Ingredients
The following ingredients have 4 Servings
- 4 large squash (yellow and zucchini)
- 4 large carrots (peeled)
- 2 tablespoons red curry paste
- 13.5 ounces coconut milk
- 2 teaspoons pure maple syrup (or honey)
- 2 teaspoons fish sauce
- 1 pound shrimp (medium sized, 16/20 count)
- ¼ teaspoon kosher salt
- ⅛ teaspoon black pepper (freshly ground)

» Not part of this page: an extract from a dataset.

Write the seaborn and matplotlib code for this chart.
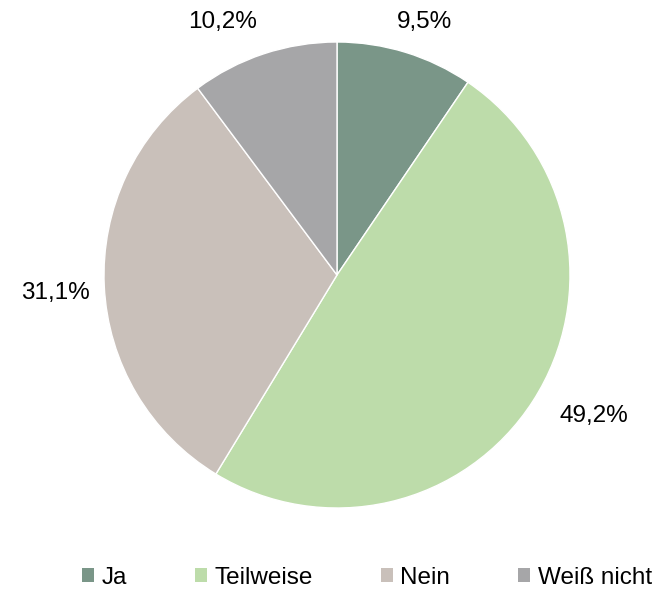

- 1 cup red cabbage (shredded)
- ¼ cup fresh cilantro leaves (chopped)
Instruction
- Prepare the vegetable noodles by using a spiralizer or slicing the squash lengthwise into ¼” slices, then cut into ¼” wide strips. A vegetable peeler can also be utilized for the carrots to cut long thin strips. Set aside.
- In a medium-sized pot, saute the red curry over medium heat until fragrant, about 30 seconds. Add the coconut milk, maple syrup, and fish sauce. Stir and allow to simmer for 5 minutes until hot. Taste curry sauce and adjust seasonings as desired.
- Season shrimp with ¼ teaspoon salt and ⅛ teaspoon black pepper, toss to combine. Add shrimp to the pan with curry sauce and cook over medium heat until no longer translucent, about 2 to 3 minutes on each side. Turn off the heat.
- In a separate large saute pan, heat one tablespoon oil over medium-high heat. Add vegetables and cook until crisp-tender, occasionally tossing, about 4 to 5 minutes.
- Divide the vegetable noodles evenly into bowls. Add shredded cabbage in each bowl. Top with shrimp and some curry sauce. Garnish with chopped cilantro and black pepper.